** Begin **

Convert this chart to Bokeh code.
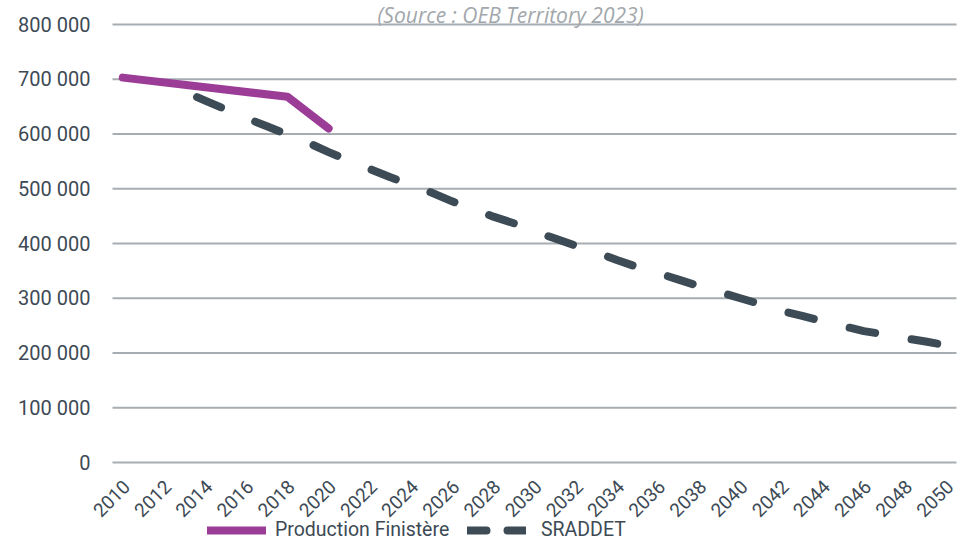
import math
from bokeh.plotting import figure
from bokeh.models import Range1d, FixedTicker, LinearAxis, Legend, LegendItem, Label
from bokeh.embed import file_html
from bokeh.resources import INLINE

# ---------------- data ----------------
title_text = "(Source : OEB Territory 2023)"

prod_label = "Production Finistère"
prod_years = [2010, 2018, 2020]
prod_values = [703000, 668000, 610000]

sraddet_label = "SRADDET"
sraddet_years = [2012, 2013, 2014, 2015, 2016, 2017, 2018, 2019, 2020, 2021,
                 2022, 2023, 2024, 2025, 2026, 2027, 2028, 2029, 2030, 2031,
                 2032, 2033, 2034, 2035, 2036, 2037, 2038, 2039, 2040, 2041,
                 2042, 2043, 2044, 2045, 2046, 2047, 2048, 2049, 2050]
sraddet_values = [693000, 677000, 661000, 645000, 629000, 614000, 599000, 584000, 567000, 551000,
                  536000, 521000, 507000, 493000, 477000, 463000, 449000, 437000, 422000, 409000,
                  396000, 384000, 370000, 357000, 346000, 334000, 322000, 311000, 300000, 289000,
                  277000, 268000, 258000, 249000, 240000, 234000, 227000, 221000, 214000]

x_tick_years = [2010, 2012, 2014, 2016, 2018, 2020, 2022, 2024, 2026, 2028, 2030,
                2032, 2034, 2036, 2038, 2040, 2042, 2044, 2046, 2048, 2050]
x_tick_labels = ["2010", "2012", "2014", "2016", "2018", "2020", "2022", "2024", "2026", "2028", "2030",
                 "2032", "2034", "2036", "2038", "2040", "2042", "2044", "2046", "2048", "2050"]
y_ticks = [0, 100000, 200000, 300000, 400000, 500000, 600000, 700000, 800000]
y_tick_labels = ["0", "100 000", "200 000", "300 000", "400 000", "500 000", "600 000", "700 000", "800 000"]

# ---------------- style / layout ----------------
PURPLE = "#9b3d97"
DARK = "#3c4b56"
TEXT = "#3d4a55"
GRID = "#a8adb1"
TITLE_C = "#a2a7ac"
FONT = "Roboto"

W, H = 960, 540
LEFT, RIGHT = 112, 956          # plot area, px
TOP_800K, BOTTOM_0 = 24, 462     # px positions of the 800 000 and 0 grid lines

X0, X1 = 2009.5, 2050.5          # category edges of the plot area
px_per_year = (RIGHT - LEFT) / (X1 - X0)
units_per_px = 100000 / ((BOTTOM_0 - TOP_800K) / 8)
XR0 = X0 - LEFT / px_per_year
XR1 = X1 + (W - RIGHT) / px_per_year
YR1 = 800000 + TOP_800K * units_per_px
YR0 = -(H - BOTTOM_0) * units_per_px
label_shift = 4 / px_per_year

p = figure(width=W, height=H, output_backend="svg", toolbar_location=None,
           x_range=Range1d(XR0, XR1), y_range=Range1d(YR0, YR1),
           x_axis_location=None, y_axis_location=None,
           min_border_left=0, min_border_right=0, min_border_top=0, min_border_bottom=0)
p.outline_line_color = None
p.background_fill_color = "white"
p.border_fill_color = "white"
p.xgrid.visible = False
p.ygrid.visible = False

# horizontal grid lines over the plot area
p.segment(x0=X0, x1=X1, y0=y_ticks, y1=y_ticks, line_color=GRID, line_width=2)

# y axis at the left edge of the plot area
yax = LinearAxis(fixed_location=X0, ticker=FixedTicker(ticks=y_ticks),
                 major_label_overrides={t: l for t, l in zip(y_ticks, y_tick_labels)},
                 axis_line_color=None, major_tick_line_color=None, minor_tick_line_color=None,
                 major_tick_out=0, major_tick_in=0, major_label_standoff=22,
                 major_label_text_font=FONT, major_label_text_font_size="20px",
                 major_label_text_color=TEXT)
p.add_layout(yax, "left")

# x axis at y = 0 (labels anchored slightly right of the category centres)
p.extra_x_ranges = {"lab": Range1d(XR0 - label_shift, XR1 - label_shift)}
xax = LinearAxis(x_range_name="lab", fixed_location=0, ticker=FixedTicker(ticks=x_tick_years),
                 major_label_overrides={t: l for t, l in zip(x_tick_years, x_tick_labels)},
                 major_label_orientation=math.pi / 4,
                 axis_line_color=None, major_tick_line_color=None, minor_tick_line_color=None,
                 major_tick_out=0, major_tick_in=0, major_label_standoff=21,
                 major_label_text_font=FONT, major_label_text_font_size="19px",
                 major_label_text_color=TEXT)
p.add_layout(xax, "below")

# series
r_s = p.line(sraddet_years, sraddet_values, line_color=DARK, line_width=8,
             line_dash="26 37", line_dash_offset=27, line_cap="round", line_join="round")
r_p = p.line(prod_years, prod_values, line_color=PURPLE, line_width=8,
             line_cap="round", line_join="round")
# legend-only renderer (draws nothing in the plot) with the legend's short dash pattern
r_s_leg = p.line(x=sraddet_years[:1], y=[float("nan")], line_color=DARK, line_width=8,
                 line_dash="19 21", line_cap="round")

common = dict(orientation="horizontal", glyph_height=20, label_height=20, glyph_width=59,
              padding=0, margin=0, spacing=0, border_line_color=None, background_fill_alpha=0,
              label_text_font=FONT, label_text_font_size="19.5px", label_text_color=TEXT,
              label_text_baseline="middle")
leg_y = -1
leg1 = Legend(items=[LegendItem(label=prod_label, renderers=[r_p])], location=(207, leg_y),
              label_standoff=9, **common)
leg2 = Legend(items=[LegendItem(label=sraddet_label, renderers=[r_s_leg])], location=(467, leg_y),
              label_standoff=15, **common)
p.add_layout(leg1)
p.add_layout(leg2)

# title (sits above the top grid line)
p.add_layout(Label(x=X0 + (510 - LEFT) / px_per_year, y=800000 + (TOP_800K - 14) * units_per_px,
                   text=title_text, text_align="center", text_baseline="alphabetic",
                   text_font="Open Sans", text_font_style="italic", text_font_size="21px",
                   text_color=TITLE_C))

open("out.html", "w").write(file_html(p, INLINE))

** End **

WORK TO BE COMPLETED
The lines from the top of the data above through the one holding "prod_values = [703000, 668000, 610000]" are to be repeated exactly, and only those, with no pictures.

SOLUTION
Convert this chart to Bokeh code.
import math
from bokeh.plotting import figure
from bokeh.models import Range1d, FixedTicker, LinearAxis, Legend, LegendItem, Label
from bokeh.embed import file_html
from bokeh.resources import INLINE

# ---------------- data ----------------
title_text = "(Source : OEB Territory 2023)"

prod_label = "Production Finistère"
prod_years = [2010, 2018, 2020]
prod_values = [703000, 668000, 610000]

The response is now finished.